Italian police said Wednesday they had busted an Eritrean trafficking ring accused of smuggling migrants into Europe on perilous Mediterranean boat crossings, including one in which 244 people died.
Police arrested 10 Eritreans after an investigation uncovered "existence of a transnational organization, operating in Italy, Libya, Eritrea, and other North-African states," according to a statement released by police in Catania, Sicily where the investigation was launched in May.
The group organized boat departures from Libya to Italy, with "footsoldiers" in the Lazio and Lombardy regions who provided "logistical support to migrants and smugglers... to help them from Sicily to Italy, then on to other countries in Europe," Antontio Salvago of Catania police told AFP.

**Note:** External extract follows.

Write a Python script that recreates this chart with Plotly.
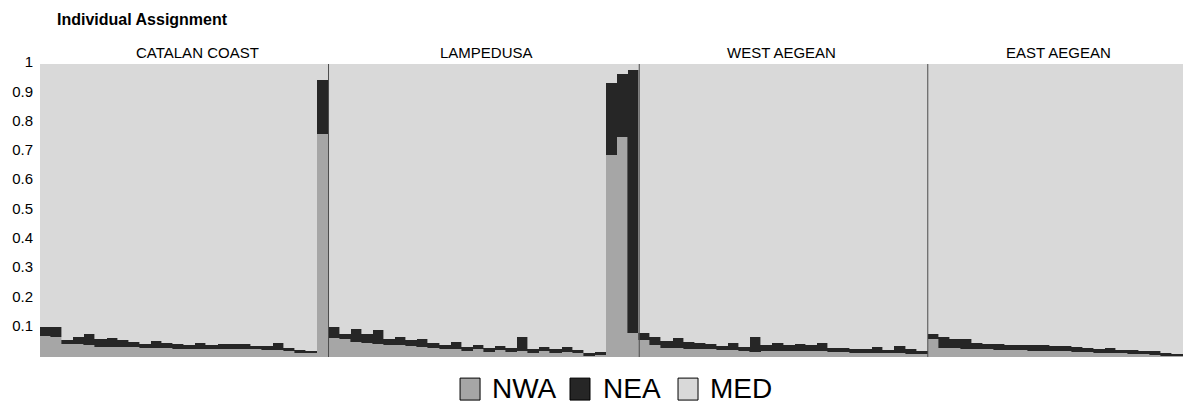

Nine of those taken into custody were arrested on November 25 in Italy, while the tenth -- named as Measho Tesfamariam and accused of being one of the ringleaders -- was arrested on Tuesday in Germany.
The group is accused of organizing 23 trips from Libya to Italy between May and September, while Tesfamariam is alleged to have personally overseen in Libya the departure of an overcrowded vessel which sank off the North African coast between June 27 and 28, killing all 224 people on board.
During a raid in Catania, police also arrested an 11th Eritrean accused of harboring nine Somalians, eight of whom were minors, in a small locked room.